• [Exercise]: Return exactly the lines that run from the beginning through the line containing "ax = fig.add_axes([0, 0, 1, 1])", both included, and no others.

• [Data segment]:
------------------------------------------------------------------------

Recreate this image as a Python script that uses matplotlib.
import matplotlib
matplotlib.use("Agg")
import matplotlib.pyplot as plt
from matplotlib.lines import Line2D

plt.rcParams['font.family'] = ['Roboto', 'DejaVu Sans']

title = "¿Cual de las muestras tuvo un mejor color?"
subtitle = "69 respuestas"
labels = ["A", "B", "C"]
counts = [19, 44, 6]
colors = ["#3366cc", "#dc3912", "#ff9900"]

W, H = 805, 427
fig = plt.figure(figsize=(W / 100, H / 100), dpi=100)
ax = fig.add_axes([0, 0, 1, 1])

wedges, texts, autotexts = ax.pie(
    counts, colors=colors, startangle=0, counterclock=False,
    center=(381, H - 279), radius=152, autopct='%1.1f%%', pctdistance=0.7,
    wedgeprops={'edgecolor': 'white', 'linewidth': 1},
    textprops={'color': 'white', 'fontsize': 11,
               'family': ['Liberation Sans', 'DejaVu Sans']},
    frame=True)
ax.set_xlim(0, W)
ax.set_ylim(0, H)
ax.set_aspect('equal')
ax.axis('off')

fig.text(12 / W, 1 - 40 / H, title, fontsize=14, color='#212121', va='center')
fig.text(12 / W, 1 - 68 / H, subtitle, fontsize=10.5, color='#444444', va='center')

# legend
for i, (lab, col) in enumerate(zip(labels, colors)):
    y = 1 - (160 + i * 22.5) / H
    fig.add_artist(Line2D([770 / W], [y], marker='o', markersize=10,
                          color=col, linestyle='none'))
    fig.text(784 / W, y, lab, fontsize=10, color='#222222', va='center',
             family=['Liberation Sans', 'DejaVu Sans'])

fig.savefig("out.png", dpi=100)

------------------------------------------------------------------------

• [In response]:
Recreate this image as a Python script that uses matplotlib.
import matplotlib
matplotlib.use("Agg")
import matplotlib.pyplot as plt
from matplotlib.lines import Line2D

plt.rcParams['font.family'] = ['Roboto', 'DejaVu Sans']

title = "¿Cual de las muestras tuvo un mejor color?"
subtitle = "69 respuestas"
labels = ["A", "B", "C"]
counts = [19, 44, 6]
colors = ["#3366cc", "#dc3912", "#ff9900"]

W, H = 805, 427
fig = plt.figure(figsize=(W / 100, H / 100), dpi=100)
ax = fig.add_axes([0, 0, 1, 1])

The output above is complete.